7 Steps to Track Your Google Ads Conversions7 Steps to Track Your Google Ads Conversions

7 Steps to Track Your Google Ads Conversions

No more guessing: improve your ad campaigns with conversion tracking in seven easy steps.

It’s not enough to spend money and see more money coming back. We can only improve what we can measure. When we run a Google Ads campaign for a client, we don’t leave anything to chance. We count everything — especially what actions get taken by the people who click on our ads.

After all, when they click those ads, it costs our clients money. We keep track of conversions to make sure clients know exactly what they are getting when they pay for that click.

For some reason though, there are many advertisers out there who get lazy with this step. It’s mission critical and you shouldn’t run any ads without proper tracking in place.

Here’s how you can do the same — use Google Analytics to track the conversions of your Google Ads, in seven easy steps …

Step 1 – Establish Your Goals

What is a “conversion” anyway? A form submission on the page that creates a lead? A strategy call booked or a live chat initiated? An actual sale?

Before we start counting, we have to know what we want to count. Decide on the primary action that you want to count on a conversion before you start tinkering in analytics. You might also have a secondary conversion you want to track — downloading an asset, engaging with a video, signing up for a newsletter, etc.

Step 2 – Configure Google Analytics to Track Those Goals

Once you install the Google Analytics tracking code on your website, you can set a “goal” to track for each page view. Select Admin > View > Goals and pick the goal you want from that particular view. You can create up to 20 goals per view. Your conversion goal will probably be an “event.”

Step 3 – Test Your Goals

Don’t just assume Analytics is working properly.
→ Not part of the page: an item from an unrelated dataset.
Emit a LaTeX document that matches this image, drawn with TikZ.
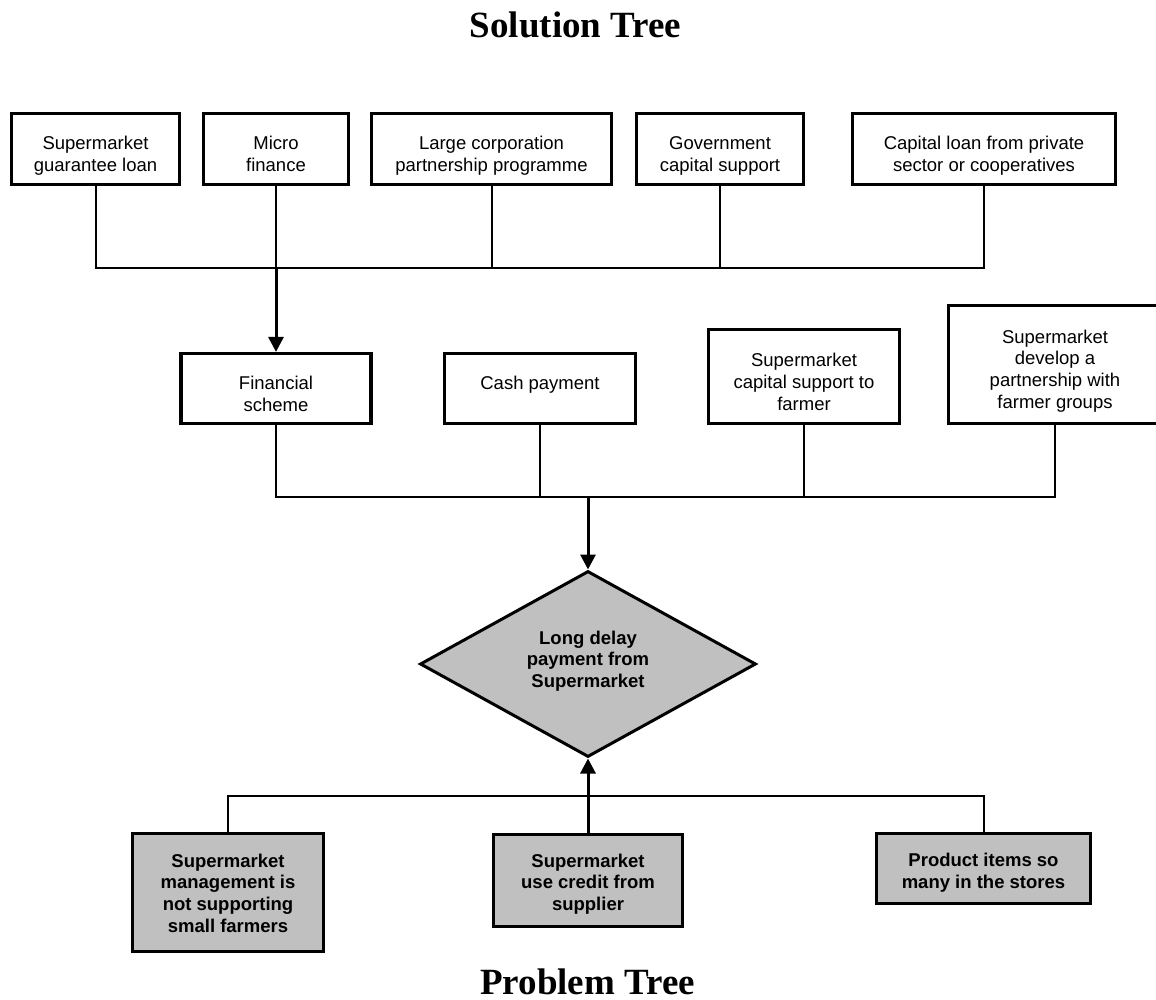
\documentclass[tikz,border=0pt]{standalone}
\usepackage{fontspec}
\setmainfont{Liberation Sans}
\newfontfamily\headfont{Liberation Serif}
\usetikzlibrary{arrows.meta,shapes.geometric}
\definecolor{shade}{HTML}{C0C0C0}
\begin{document}
\begin{tikzpicture}[x=1pt,y=-1pt,
  solbox/.style={draw,line width=3.2pt,rectangle,inner sep=0pt,fill=white},
  probbox/.style={solbox,fill=shade},
  txt/.style={align=center,inner sep=0pt,font=\fontsize{18.5}{21.7}\selectfont},
  btxt/.style={align=center,inner sep=0pt,font=\fontsize{18.5}{21.7}\selectfont\bfseries},
  conn/.style={line width=2pt},
  arr/.style={line width=3pt,-{Triangle[width=15pt,length=15pt]}},
  heading/.style={font=\headfont\bfseries\fontsize{37}{44}\selectfont,anchor=base,inner sep=0pt}]

% canvas
\useasboundingbox (0,0) rectangle (1156,1000);
\fill[white] (0,0) rectangle (1156,1000);
\clip (0,0) rectangle (1156,1000);

% headings
\node[heading] (soltitle) at (575.5,38) {Solution Tree};
\node[heading] (probtitle) at (587.5,994) {Problem Tree};

% ---- solution tree: financing options ----
\node[solbox,minimum width=168,minimum height=71] (s1) at (95.5,149) {};
\node[solbox,minimum width=145,minimum height=71] (s2) at (276,149) {};
\node[solbox,minimum width=240,minimum height=71] (s3) at (491.5,149) {};
\node[solbox,minimum width=167,minimum height=71] (s4) at (720,149) {};
\node[solbox,minimum width=263,minimum height=71] (s5) at (984,149) {};
\node[txt] (s1t) at (95.5,156) {Supermarket\\guarantee loan};
\node[txt] (s2t) at (276,154) {Micro\\finance};
\node[txt] (s3t) at (491.5,156) {Large corporation\\partnership programme};
\node[txt] (s4t) at (720,156) {Government\\capital support};
\node[txt] (s5t) at (984,156) {Capital loan from private\\sector or cooperatives};

% ---- solution tree: measures ----
\node[solbox,minimum width=190,minimum height=70] (fin) at (276,388.5) {};
\node[solbox,minimum width=191,minimum height=70] (cash) at (540,388.5) {};
\node[solbox,minimum width=191,minimum height=94] (cap) at (804,376.5) {};
\node[solbox,minimum width=213,minimum height=118] (part) at (1055,364.5) {};
\node[txt] (fint) at (276,394) {Financial\\scheme};
\node[txt] (casht) at (540,385) {Cash payment};
\node[txt] (capt) at (804,382) {Supermarket\\capital support to\\farmer};
\node[txt] (partt) at (1055,371) {Supermarket\\develop a\\partnership with\\farmer groups};

% ---- core problem ----
\node[diamond,draw,line width=3pt,fill=shade,inner sep=0pt,
      minimum width=336,minimum height=186] (core) at (588,664) {};
\node[btxt] (coret) at (588,661) {Long delay\\payment from\\Supermarket};

% ---- problem tree: causes ----
\node[probbox,minimum width=191,minimum height=118] (c1) at (228,892.5) {};
\node[probbox,minimum width=189,minimum height=92] (c2) at (588,880.5) {};
\node[probbox,minimum width=214,minimum height=70] (c3) at (983.5,868.5) {};
\node[btxt] (c1t) at (228,893) {Supermarket\\management is\\not supporting\\small farmers};
\node[btxt] (c2t) at (588,884) {Supermarket\\use credit from\\supplier};
\node[btxt] (c3t) at (983.5,873) {Product items so\\many in the stores};

% ---- connectors ----
\coordinate (j1) at (276,268);
\draw[conn] (s1.south) |- (j1) -| (s5.south);
\draw[conn] (s2.south) -- (s2.south |- j1);
\draw[conn] (s3.south) -- (s3.south |- j1);
\draw[conn] (s4.south) -- (s4.south |- j1);
\draw[arr] (j1) -- (fin.north);

\coordinate (j2) at (588,497);
\draw[conn] (fin.south) |- (j2) -| (part.south);
\draw[conn] (cash.south) -- (cash.south |- j2);
\draw[conn] (cap.south) -- (cap.south |- j2);
\draw[arr] (j2) -- (core.north);

\coordinate (j3) at (588,796);
\draw[conn] (c1.north) |- (j3) -| (c3.north);
\draw[arr] (c2.north) -- (core.south);
\end{tikzpicture}
\end{document}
Go to the page view for which you just created a goal and run a test event — filling out the form, making the purchase, etc. — that should cause Google Analytics to record the event. Switch from the website to Google Analytics and see if it recorded the event.

Step 4 – Link Your Google Analytics Account to your Google Ads Account

Remember, we’re not just counting what events happen on this page view — we’re counting how many of these actions are taken as a result of the ads. To do that, we need to link your Google Ads account. Go to Admin > Properties > New Property > Google Ads Linking and follow the instructions.

Step 5 – Import Your Goals into Google Ads

Now that your Google Ads account is linked to Google Analytics, import those goals from Google Analytics to Google Ads. From your Ads account, select Tools & Settings > Conversions. Hit the “+” button and choose to import data from Google Analytics. Select the goals you want to track and import them.

Step 6 – Optimize Your Ad Conversion Settings

By default, Google Ads tracks “last-click” conversions — an action is only attributed to the ad if the click on the ad was the last, most immediate action taken by the visitor. This isn’t the best way to track it, though — if they clicked on your ad, left the page, and came back later and converted, you would have no way of knowing that your ad was the deciding factor.

We usually set up position-based attribution instead, which gives variable credit to each click made before the action — in other words, the ad would get at least partial credit. To do this, click any conversion goal, choose Edit Settings > Attribution Model and choose the attribution model you want to use.

Step 7 – Test Your Ads

Now that everything is set up, run a new test. Click on your ad, execute the action you want to track, and see if Google Analytics attributes the action to your ad. You probably want to open up an Incognito tab to do this. If you choose position-based attribution, click the ad and then take a few more actions — navigate around the website and go back, find the site in organic search, etc. — and then simulate the conversion. See if Google Analytics assigns the appropriate amount of credit to your ad.


This might sound a little complicated, but it’s actually easier than it sounds. Take your time, execute one step at a time, and you will never be in the dark about how many conversions come from the ads you pay good money for.